The equivalence of inertial mass and gravitational mass assumes that one
body does not cause the other body to accelerate. That is not the situation
you've described.

Pmb

The question was:
" Does this fact prove the equivalence of mass inertia and gravitational
mass?"
My reply was "No."
To clarify my answer, one cannot prove a definition.
Dinky will a simple answer and read into it more than it implies.

Androcles

"Androcles" wrote in message ...

The question was:
" Does this fact prove the equivalence of mass inertia and gravitational
mass?"
My reply was "No."

That was a mighty helpful answer.

To clarify my answer, one cannot prove a definition.

Trying to weasel out, as usual.

Dinky will a simple answer and read into it more than it implies.

Don't reply through someone else's post to someone
you allegedly killfiled. That is silly.

Dirk Vdm

On 21 Oct 2003 00:33:28 -0700, (nonzero) wrote:

My problem is the following:
The behaviour of bodies falling at the same time in a gravitational
field (for example earth's)isn't it a local behaviour (due to the fact
that bodies are very close to earth?)? What if we were examining two
bodies outside in free space?
For example let's assume the following systems:
System1 consists of one body with the mass of earth and one body with
the mass of the moon in a certain distance, and we let these bodies
fall.

System2 consists of two bodies with each of the mass of earth and in
the same distance as in System1, we also let the bodies fall to each
other.
Let's assume also that the two systems are far away each from the
other.
Will the bodies fall at the same speed and at the same time in both
systems?
I believe that the answer is no!

You are correct. Actually the reason you even have
to discuss this results from the standard Newtonian formula
used on Earth in all Earth as the largest body problems.

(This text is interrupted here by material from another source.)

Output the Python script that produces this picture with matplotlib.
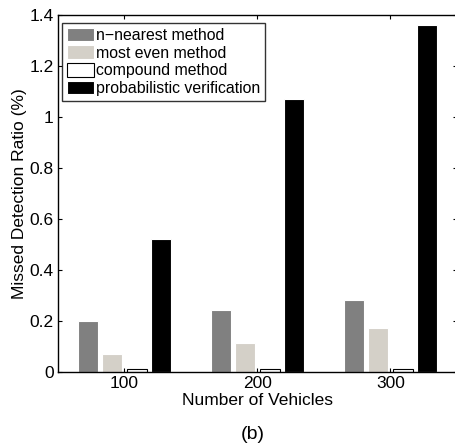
import matplotlib
matplotlib.use('Agg')
import matplotlib.pyplot as plt
import numpy as np

plt.rcParams['font.family'] = ['Liberation Sans', 'DejaVu Sans']

# Data
vehicles = ['100', '200', '300']
n_nearest = [0.20, 0.24, 0.28]
most_even = [0.07, 0.11, 0.17]
compound = [0.01, 0.01, 0.01]
probabilistic = [0.52, 1.07, 1.36]

labels = ['n\u2212nearest method', 'most even method', 'compound method',
          'probabilistic verification']
series = [n_nearest, most_even, compound, probabilistic]
colors = ['#808080', '#d4d0c8', 'white', 'black']
edges = ['white', 'white', 'black', 'white']

W, H = 456, 443
fs = 12.5
fig = plt.figure(figsize=(W / 100, H / 100), dpi=100)
ax = fig.add_axes([58 / W, (H - 371.5) / H, (457 - 58) / W, (371.5 - 15) / H])

x = np.arange(1, len(vehicles) + 1)
step = 0.184
width = 0.148
for i, (vals, c, ec, lab) in enumerate(zip(series, colors, edges, labels)):
    ax.bar(x + (i - 1.5) * step, vals, width, color=c, edgecolor=ec,
           linewidth=0.8, label=lab)

ax.set_xlim(0.5, 3.5)
ax.set_ylim(0, 1.4)
ax.set_xticks(x)
ax.set_xticklabels(vehicles)
ax.set_yticks(np.arange(0, 1.41, 0.2))
ax.set_yticklabels(['0', '0.2', '0.4', '0.6', '0.8', '1', '1.2', '1.4'])
ax.tick_params(direction='in', top=True, right=True, length=3, width=0.8,
               labelsize=fs, pad=3)
for s in ax.spines.values():
    s.set_linewidth(1.0)

ax.set_xlabel('Number of Vehicles', fontsize=fs, labelpad=1.5)
ax.set_ylabel('Missed Detection Ratio (%)', fontsize=fs, labelpad=2)

leg = ax.legend(loc='upper left', bbox_to_anchor=(0.01, 0.978), fontsize=11.4,
                frameon=True, fancybox=False, edgecolor='black',
                handlelength=1.7, handleheight=0.9, handletextpad=0.15,
                labelspacing=0.18, borderpad=0.3, borderaxespad=0)
leg.get_frame().set_linewidth(1.0)
for p in leg.get_patches():
    if p.get_facecolor()[0] > 0.99:
        p.set_edgecolor('black')

fig.text(253 / W, 1 - 434.5 / H, '(b)', ha='center', va='center', fontsize=14)

fig.savefig('out.png', dpi=100)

There are other formulas, but most are not discussed
in undergraduate texts or classrooms, except in Celestial
Mechanics (orbital motion) and advanced mechanics.

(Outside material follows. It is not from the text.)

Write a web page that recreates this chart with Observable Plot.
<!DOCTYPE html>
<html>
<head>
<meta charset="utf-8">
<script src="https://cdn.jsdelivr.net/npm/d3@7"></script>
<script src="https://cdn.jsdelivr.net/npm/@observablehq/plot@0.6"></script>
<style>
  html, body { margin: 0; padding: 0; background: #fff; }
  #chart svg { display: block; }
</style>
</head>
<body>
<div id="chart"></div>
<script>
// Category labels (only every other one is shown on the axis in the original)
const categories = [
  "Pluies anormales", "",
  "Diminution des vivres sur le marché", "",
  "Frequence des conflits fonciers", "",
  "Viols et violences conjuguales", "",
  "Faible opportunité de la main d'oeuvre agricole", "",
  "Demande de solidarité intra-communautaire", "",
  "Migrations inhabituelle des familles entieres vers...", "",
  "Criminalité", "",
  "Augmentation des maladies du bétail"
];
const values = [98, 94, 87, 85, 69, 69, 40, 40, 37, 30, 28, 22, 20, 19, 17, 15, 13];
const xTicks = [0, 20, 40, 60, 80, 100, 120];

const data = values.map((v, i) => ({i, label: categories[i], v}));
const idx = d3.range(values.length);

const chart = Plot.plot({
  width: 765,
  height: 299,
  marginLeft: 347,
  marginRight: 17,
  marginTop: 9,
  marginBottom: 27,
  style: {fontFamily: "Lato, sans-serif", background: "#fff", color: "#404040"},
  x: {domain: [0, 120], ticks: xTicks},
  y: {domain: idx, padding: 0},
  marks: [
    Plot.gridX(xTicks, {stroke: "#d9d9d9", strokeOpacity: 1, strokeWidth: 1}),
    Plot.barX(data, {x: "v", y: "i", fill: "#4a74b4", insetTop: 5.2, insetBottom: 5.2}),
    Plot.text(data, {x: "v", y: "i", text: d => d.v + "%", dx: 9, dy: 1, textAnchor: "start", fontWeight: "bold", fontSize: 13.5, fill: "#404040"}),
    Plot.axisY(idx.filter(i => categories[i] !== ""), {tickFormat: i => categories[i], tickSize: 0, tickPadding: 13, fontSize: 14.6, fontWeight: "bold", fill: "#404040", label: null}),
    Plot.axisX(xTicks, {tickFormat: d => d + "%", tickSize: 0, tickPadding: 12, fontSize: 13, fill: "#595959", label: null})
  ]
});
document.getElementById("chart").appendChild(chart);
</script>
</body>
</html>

My interest is gravity, not relativity, but General
Relativity is mostly about gravity, so I read and post here.
I don't think much of Newtonian concepts, and I
should not post in sci.physics because Newtonian gravitation
is used in essentially all texts and classrooms except for
the few people who have a reason to study General Relativity.

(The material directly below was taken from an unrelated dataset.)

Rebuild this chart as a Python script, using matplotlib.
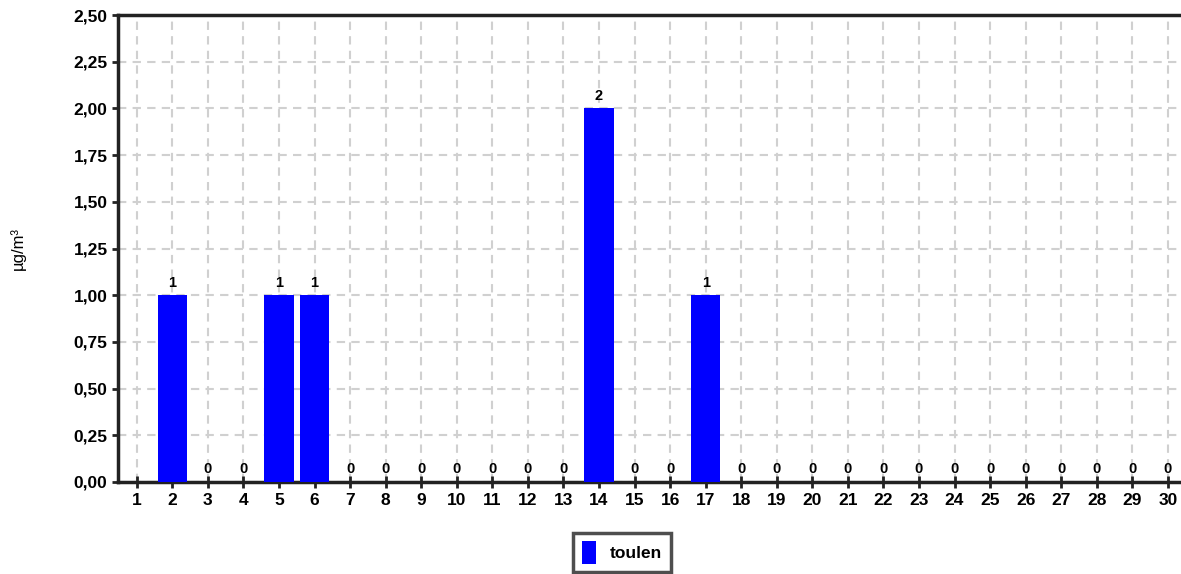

Newtonian gravitation is so simple most eighth grade
students can handle it. And for most uses it is accurate
enough.

Your question relates to what is called "reduced mass"
problems. All orbital equations should have a component
like "MASS(A) + mass(b)" in them.
This is different than formulas that contain M times m,
and the difference is in the assumption that M times m
is used in formulas where M is massive enough that it
can be considered NOT to move at all due the the gravity
of m (the smaller mass).

Many formulas, even in orbital mechanics, trivialize
the formula if a certain value is too small to change the result
by a significant amount.
That is why the formula F = GMm / d^2 works for
a dropped object and the Earth.
The Earth can be assumed to NOT move at all due to
the gravity of any object smaller than a mountain, and few
objects have the mass of a mountain.

The Newtonian formula for two Earths can be written
in almost the same form, A + a = G(M + m) / D^2

If this is correct then the equivalence of mass inertia and
gravitational mass
has a stictly defined region of existence.
If it is not correct i would like to have a proof of that.
best regards

It is correct, but ignored in most terrestial cases
because the Earth does NOT move (or at least did not
move in the minds of man before it was assumed the
Earth orbits the Sun.

I don't have much interest in existing math
because I believe when the physical cause of gravity
is known a new math will probably have to be invented.
But I think all formulas for gravity can be derived
from what is called the vis a vive equations.

Maybe you can find information to show you are
correct by searching

www.google.com

for

reduced mass

and

vis a vive (Try different spellings for this).

Joe Fischer